Es stimmt: Noch nie in der Geschichte der Fünften Republik haben die Bürger ihrem frisch gekürten Staatschef eine Parlamentsmehrheit verweigert. Doch schon seitdem die Umfragen wenig Zweifel an dem Durchmarsch der LREM-Kandidaten ließen, macht in den linksrheinischen Medien der Begriff „Big Bang“ die Runde. Er bezieht sich auf die gewaltige Umwälzung, die Frankreich soeben erlebt.

Viele Abgeordnete sind Polit-Neulinge

Da ist zum einen die Person des neuen Präsidenten. Ein Ex-Banker, 39 Jahre jung, der es ohne den Segen einer der beiden Traditionsparteien geschafft hat, sämtliche Konkurrenten aus dem Feld zu schlagen. Wobei sein kometenhafter Aufstieg einherging mit einem regelrechten Kahlschlag in der Polit-Elite.

Ebenso nachhaltig versprechen die Folgen zu sein, wenn LREM in wenigen Tagen über eine absolute Mehrheit in der Nationalversammlung verfügen wird. Der Partei des Präsidenten würde es damit quasi über Nacht gelingen, die Rechts-links-Konfrontation ad acta zu legen. Und nicht nur die. Ein Großteil der künftigen LREM-Abgeordneten sind politische Novizen, die vor einem Monat vollkommen unbekannt waren und denen nun zahlreiche altgediente „Vollprofis“ weichen müssen.

Glaubt man den ersten Hochrechnungen, dann droht die Sozialistische Partei mit weniger als 40 Abgeordneten in der neuen Nationalversammlung nur noch ein Schattendasein zu führen. Desgleichen gilt, dass auch mit den konservativen Republikanern nicht mehr allzu viel Staat zu machen sein wird.
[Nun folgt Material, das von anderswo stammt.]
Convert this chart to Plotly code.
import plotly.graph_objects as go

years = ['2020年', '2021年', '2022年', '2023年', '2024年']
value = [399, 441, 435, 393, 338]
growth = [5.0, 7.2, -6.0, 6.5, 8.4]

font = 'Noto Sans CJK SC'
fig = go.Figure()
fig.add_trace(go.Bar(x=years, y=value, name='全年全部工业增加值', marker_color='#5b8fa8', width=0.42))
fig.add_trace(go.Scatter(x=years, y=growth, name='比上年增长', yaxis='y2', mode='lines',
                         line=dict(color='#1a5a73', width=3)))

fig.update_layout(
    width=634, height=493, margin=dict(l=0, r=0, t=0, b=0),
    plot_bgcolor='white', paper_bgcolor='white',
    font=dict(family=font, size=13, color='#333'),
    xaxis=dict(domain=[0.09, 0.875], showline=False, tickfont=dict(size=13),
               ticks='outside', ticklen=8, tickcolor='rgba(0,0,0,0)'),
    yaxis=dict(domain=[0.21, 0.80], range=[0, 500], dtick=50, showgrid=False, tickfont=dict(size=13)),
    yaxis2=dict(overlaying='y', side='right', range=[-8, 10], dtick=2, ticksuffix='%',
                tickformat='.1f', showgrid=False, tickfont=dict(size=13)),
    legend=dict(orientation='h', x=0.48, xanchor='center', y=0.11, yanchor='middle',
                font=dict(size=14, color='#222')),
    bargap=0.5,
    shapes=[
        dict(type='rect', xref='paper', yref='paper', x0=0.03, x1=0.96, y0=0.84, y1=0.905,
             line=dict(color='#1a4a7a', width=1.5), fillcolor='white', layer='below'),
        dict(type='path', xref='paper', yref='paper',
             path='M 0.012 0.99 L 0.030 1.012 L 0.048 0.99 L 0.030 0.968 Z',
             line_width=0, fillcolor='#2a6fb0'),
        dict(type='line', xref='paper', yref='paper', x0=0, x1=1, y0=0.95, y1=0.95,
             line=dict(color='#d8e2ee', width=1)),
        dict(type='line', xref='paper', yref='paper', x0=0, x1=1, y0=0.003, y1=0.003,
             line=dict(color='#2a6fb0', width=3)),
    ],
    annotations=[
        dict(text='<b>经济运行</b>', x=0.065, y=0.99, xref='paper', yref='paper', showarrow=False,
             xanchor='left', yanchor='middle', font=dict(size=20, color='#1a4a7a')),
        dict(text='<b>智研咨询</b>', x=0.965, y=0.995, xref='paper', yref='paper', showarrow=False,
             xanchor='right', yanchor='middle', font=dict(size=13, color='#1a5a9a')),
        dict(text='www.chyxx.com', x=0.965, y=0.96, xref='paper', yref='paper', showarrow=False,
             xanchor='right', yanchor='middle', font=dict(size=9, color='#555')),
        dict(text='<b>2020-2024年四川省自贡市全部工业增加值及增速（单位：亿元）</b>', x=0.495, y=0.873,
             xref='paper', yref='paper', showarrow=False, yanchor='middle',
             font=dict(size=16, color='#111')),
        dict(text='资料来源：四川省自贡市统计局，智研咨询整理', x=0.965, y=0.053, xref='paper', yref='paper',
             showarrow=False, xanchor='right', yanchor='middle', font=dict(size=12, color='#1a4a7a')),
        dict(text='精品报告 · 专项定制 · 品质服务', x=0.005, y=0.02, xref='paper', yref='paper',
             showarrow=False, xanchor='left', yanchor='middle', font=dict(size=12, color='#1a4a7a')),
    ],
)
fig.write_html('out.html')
Abgemagert von 230 auf etwa 120 Mandate bliebe zwar die Rolle des Oppositionsführers, aber von dem Attribut „stark“ werden sie sich verabschieden müssen. Alles deutet darauf hin, dass die beiden Traditionsparteien, die sich seit dem Bestehen der Fünften Republik an der Macht abwechselten, in den kommenden fünf Jahren nicht mehr allzu viel zu melden haben.
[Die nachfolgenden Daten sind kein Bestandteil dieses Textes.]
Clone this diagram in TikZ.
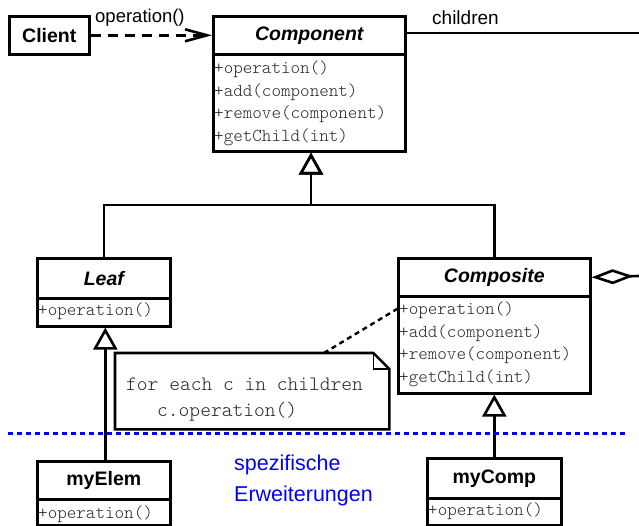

289 Sitze bräuchte LREM für die absolute Mehrheit, in Reichweite sind jedoch deutlich mehr. Bis zu 400 Mandate könnte Macrons Partei am Ende erobern, wenn sich der LREM-Erfolg am 18. Juni bestätigen sollte. Das Institut Kantar Public-Onepoint hielt sogar bis zu 440 Mandate für möglich. Dabei wäre die Nationalversammlung auch dann schon runderneuert – mit dem größten Anteil an Frauen sowie politischen Amateuren in ihrer Geschichte – wenn „nur“ 300 LREM-Kandidaten in sie einzögen. Ein Dämpfer ist allerdings die historisch schwache Wahlbeteiligung. Nur jeder zweite Wahlberechtigte ging zur Abstimmung.
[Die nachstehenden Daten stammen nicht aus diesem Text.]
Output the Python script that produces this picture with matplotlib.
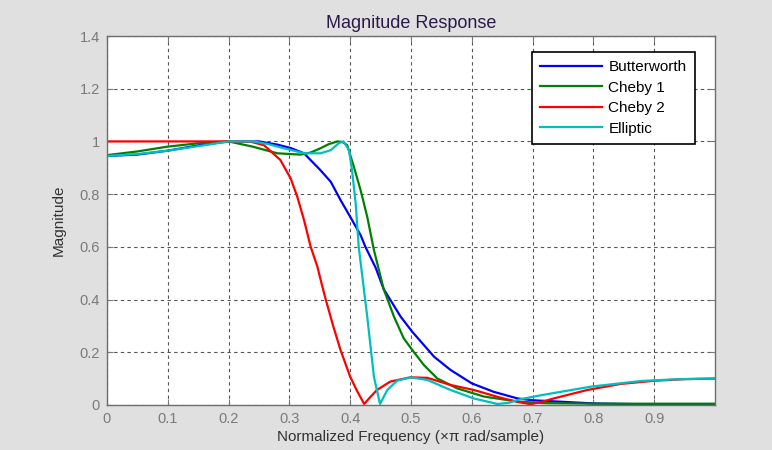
import matplotlib
matplotlib.use("Agg")
import matplotlib.pyplot as plt

# normalized frequency (x pi rad/sample) and magnitude for each filter design
butter_f = [0.0, 0.05, 0.1, 0.15, 0.2, 0.25, 0.28, 0.302, 0.324, 0.351, 0.368, 0.384,
            0.4, 0.417, 0.425, 0.442, 0.455, 0.483, 0.502, 0.538, 0.565, 0.6, 0.636,
            0.675, 0.7, 0.75, 0.8, 0.9, 1.0]
butter_m = [0.945, 0.95, 0.965, 0.985, 1.0, 1.0, 0.988, 0.975, 0.955, 0.891, 0.847, 0.778,
            0.714, 0.645, 0.6, 0.52, 0.44, 0.335, 0.278, 0.183, 0.133, 0.082, 0.05,
            0.025, 0.018, 0.012, 0.006, 0.002, 0.0]

cheby1_f = [0.0, 0.05, 0.099, 0.15, 0.2, 0.24, 0.28, 0.318, 0.335, 0.351, 0.365, 0.379,
            0.387, 0.395, 0.406, 0.417, 0.428, 0.439, 0.455, 0.472, 0.488, 0.502, 0.521,
            0.543, 0.576, 0.62, 0.675, 0.72, 0.8, 0.9, 1.0]
cheby1_m = [0.948, 0.962, 0.98, 0.993, 1.0, 0.98, 0.955, 0.95, 0.958, 0.974, 0.99, 1.0,
            0.998, 0.986, 0.904, 0.816, 0.714, 0.588, 0.44, 0.335, 0.253, 0.209, 0.152,
            0.101, 0.063, 0.032, 0.013, 0.007, 0.005, 0.005, 0.005]

cheby2_f = [0.0, 0.1, 0.2, 0.236, 0.258, 0.285, 0.302, 0.313, 0.324, 0.335, 0.346, 0.353,
            0.36, 0.372, 0.384, 0.4, 0.412, 0.423, 0.433, 0.444, 0.466, 0.499, 0.527,
            0.565, 0.603, 0.647, 0.675, 0.696, 0.715, 0.735, 0.79, 0.845, 0.9, 0.95, 1.0]
cheby2_m = [1.0, 1.0, 1.0, 0.999, 0.986, 0.93, 0.86, 0.79, 0.702, 0.6, 0.525, 0.46,
            0.398, 0.3, 0.209, 0.107, 0.05, 0.004, 0.03, 0.057, 0.089, 0.105, 0.103,
            0.076, 0.057, 0.028, 0.012, 0.003, 0.012, 0.025, 0.057, 0.08, 0.092, 0.098, 0.1]

ellip_f = [0.0, 0.05, 0.1, 0.15, 0.2, 0.241, 0.265, 0.291, 0.324, 0.351, 0.368, 0.381,
           0.389, 0.398, 0.403, 0.409, 0.414, 0.428, 0.439, 0.449, 0.461, 0.477, 0.499,
           0.527, 0.565, 0.603, 0.642, 0.66, 0.68, 0.716, 0.797, 0.878, 0.94, 1.0]
ellip_m = [0.945, 0.952, 0.965, 0.982, 1.0, 1.0, 0.99, 0.974, 0.955, 0.955, 0.967, 0.993,
           1.0, 0.967, 0.891, 0.765, 0.6, 0.335, 0.107, 0.004, 0.057, 0.092, 0.105,
           0.095, 0.057, 0.025, 0.004, 0.008, 0.022, 0.038, 0.07, 0.091, 0.098, 0.101]

labels = ['Butterworth', 'Cheby 1', 'Cheby 2', 'Elliptic']
x_ticks = [0, 0.1, 0.2, 0.3, 0.4, 0.5, 0.6, 0.7, 0.8, 0.9]
x_tick_labels = ['0', '0.1', '0.2', '0.3', '0.4', '0.5', '0.6', '0.7', '0.8', '0.9']
y_ticks = [0, 0.2, 0.4, 0.6, 0.8, 1.0, 1.2, 1.4]
y_tick_labels = ['0', '0.2', '0.4', '0.6', '0.8', '1', '1.2', '1.4']

plt.rcParams['font.family'] = ['Liberation Sans', 'DejaVu Sans']

fig = plt.figure(figsize=(7.72, 4.5), dpi=100)
fig.patch.set_facecolor('#e0e0e0')
ax = fig.add_axes([0.1386, 0.1, 0.7876, 0.82])
ax.set_facecolor('white')

ax.plot(butter_f, butter_m, color='#0000ff', lw=1.6, label=labels[0])
ax.plot(cheby1_f, cheby1_m, color='#008000', lw=1.6, label=labels[1])
ax.plot(cheby2_f, cheby2_m, color='#ff0000', lw=1.6, label=labels[2])
ax.plot(ellip_f, ellip_m, color='#00bfbf', lw=1.6, label=labels[3])

ax.set_xlim(0, 1)
ax.set_ylim(0, 1.4)
ax.set_xticks(x_ticks)
ax.set_xticklabels(x_tick_labels)
ax.set_yticks(y_ticks)
ax.set_yticklabels(y_tick_labels)
ax.tick_params(direction='in', length=4, colors='#7a7a7a', labelsize=10.5,
               top=True, right=True, pad=5)
for s in ax.spines.values():
    s.set_color('#6e6e6e')
    s.set_linewidth(1.0)

ax.grid(True, color='#555555', linestyle=(0, (3, 3)), linewidth=0.8)
ax.set_axisbelow(True)

ax.set_title('Magnitude Response', fontsize=13, color='#2a1a4a', pad=6)
ax.set_xlabel('Normalized Frequency (\u00d7\u03c0 rad/sample)', fontsize=11,
              color='#333333', labelpad=3)
ax.set_ylabel('Magnitude', fontsize=11, color='#333333', labelpad=10)

leg = ax.legend(loc='upper right', bbox_to_anchor=(0.967, 0.957), borderaxespad=0,
                fontsize=11, fancybox=False, framealpha=1, edgecolor='black',
                handlelength=4.0, handletextpad=0.45, borderpad=0.55, labelspacing=0.42)
leg.get_frame().set_linewidth(1.2)

fig.savefig('out.png', dpi=100, facecolor=fig.get_facecolor())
„Revolution“ heißt das Buch, in welchem Macron im vergangenen Herbst sein politisches Programm vorstellte. Wer sich durch die 240 Seiten des Werkes kämpfte, konnte aus den Vorstellungen des Erneuerers zumindest eine Art sanfte Revolution herauslesen. Es sieht ganz so aus, als würde die Ausgangsbasis für Macrons innenpolitische Revolution gerade Form annehmen.